-- TASK DESCRIPTION --
Output the full listing below exactly, without the pictures.
>> start
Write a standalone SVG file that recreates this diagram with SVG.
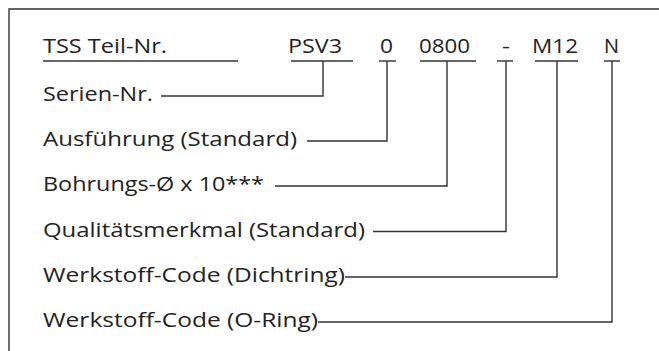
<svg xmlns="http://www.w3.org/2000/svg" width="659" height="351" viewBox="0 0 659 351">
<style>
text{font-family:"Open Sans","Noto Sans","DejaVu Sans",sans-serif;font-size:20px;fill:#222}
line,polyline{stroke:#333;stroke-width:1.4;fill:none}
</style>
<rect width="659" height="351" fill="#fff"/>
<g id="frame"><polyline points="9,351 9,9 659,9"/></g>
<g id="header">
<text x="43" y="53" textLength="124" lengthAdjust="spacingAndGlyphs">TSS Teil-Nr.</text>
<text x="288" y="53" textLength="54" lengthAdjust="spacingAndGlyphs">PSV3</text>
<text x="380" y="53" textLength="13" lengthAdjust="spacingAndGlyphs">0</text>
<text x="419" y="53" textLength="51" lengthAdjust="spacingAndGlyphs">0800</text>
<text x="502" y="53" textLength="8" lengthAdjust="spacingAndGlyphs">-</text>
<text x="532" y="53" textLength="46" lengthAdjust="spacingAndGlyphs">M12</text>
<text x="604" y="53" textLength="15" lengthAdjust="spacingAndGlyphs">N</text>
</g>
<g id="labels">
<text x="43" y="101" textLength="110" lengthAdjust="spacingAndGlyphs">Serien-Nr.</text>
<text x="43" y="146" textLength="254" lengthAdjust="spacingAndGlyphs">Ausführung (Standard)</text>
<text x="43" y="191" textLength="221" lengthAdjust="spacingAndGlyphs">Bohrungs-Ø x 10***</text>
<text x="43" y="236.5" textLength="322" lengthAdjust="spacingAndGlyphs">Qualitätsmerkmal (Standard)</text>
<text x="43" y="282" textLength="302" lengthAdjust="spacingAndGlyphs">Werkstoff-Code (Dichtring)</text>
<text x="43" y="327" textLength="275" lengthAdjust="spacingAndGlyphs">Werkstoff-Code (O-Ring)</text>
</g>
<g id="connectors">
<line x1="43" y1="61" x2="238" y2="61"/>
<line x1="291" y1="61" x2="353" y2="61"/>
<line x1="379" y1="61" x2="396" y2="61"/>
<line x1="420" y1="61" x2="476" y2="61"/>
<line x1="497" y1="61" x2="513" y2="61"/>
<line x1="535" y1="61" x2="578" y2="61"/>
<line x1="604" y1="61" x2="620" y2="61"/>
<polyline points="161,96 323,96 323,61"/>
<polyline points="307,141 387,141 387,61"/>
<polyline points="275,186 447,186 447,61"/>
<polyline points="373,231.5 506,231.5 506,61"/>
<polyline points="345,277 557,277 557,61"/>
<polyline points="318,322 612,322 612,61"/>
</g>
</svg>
>> end
-- OUTPUT FOR THIS EXERCISE --
Write a standalone SVG file that recreates this diagram with SVG.
<svg xmlns="http://www.w3.org/2000/svg" width="659" height="351" viewBox="0 0 659 351">
<style>
text{font-family:"Open Sans","Noto Sans","DejaVu Sans",sans-serif;font-size:20px;fill:#222}
line,polyline{stroke:#333;stroke-width:1.4;fill:none}
</style>
<rect width="659" height="351" fill="#fff"/>
<g id="frame"><polyline points="9,351 9,9 659,9"/></g>
<g id="header">
<text x="43" y="53" textLength="124" lengthAdjust="spacingAndGlyphs">TSS Teil-Nr.</text>
<text x="288" y="53" textLength="54" lengthAdjust="spacingAndGlyphs">PSV3</text>
<text x="380" y="53" textLength="13" lengthAdjust="spacingAndGlyphs">0</text>
<text x="419" y="53" textLength="51" lengthAdjust="spacingAndGlyphs">0800</text>
<text x="502" y="53" textLength="8" lengthAdjust="spacingAndGlyphs">-</text>
<text x="532" y="53" textLength="46" lengthAdjust="spacingAndGlyphs">M12</text>
<text x="604" y="53" textLength="15" lengthAdjust="spacingAndGlyphs">N</text>
</g>
<g id="labels">
<text x="43" y="101" textLength="110" lengthAdjust="spacingAndGlyphs">Serien-Nr.</text>
<text x="43" y="146" textLength="254" lengthAdjust="spacingAndGlyphs">Ausführung (Standard)</text>
<text x="43" y="191" textLength="221" lengthAdjust="spacingAndGlyphs">Bohrungs-Ø x 10***</text>
<text x="43" y="236.5" textLength="322" lengthAdjust="spacingAndGlyphs">Qualitätsmerkmal (Standard)</text>
<text x="43" y="282" textLength="302" lengthAdjust="spacingAndGlyphs">Werkstoff-Code (Dichtring)</text>
<text x="43" y="327" textLength="275" lengthAdjust="spacingAndGlyphs">Werkstoff-Code (O-Ring)</text>
</g>
<g id="connectors">
<line x1="43" y1="61" x2="238" y2="61"/>
<line x1="291" y1="61" x2="353" y2="61"/>
<line x1="379" y1="61" x2="396" y2="61"/>
<line x1="420" y1="61" x2="476" y2="61"/>
<line x1="497" y1="61" x2="513" y2="61"/>
<line x1="535" y1="61" x2="578" y2="61"/>
<line x1="604" y1="61" x2="620" y2="61"/>
<polyline points="161,96 323,96 323,61"/>
<polyline points="307,141 387,141 387,61"/>
<polyline points="275,186 447,186 447,61"/>
<polyline points="373,231.5 506,231.5 506,61"/>
<polyline points="345,277 557,277 557,61"/>
<polyline points="318,322 612,322 612,61"/>
</g>
</svg>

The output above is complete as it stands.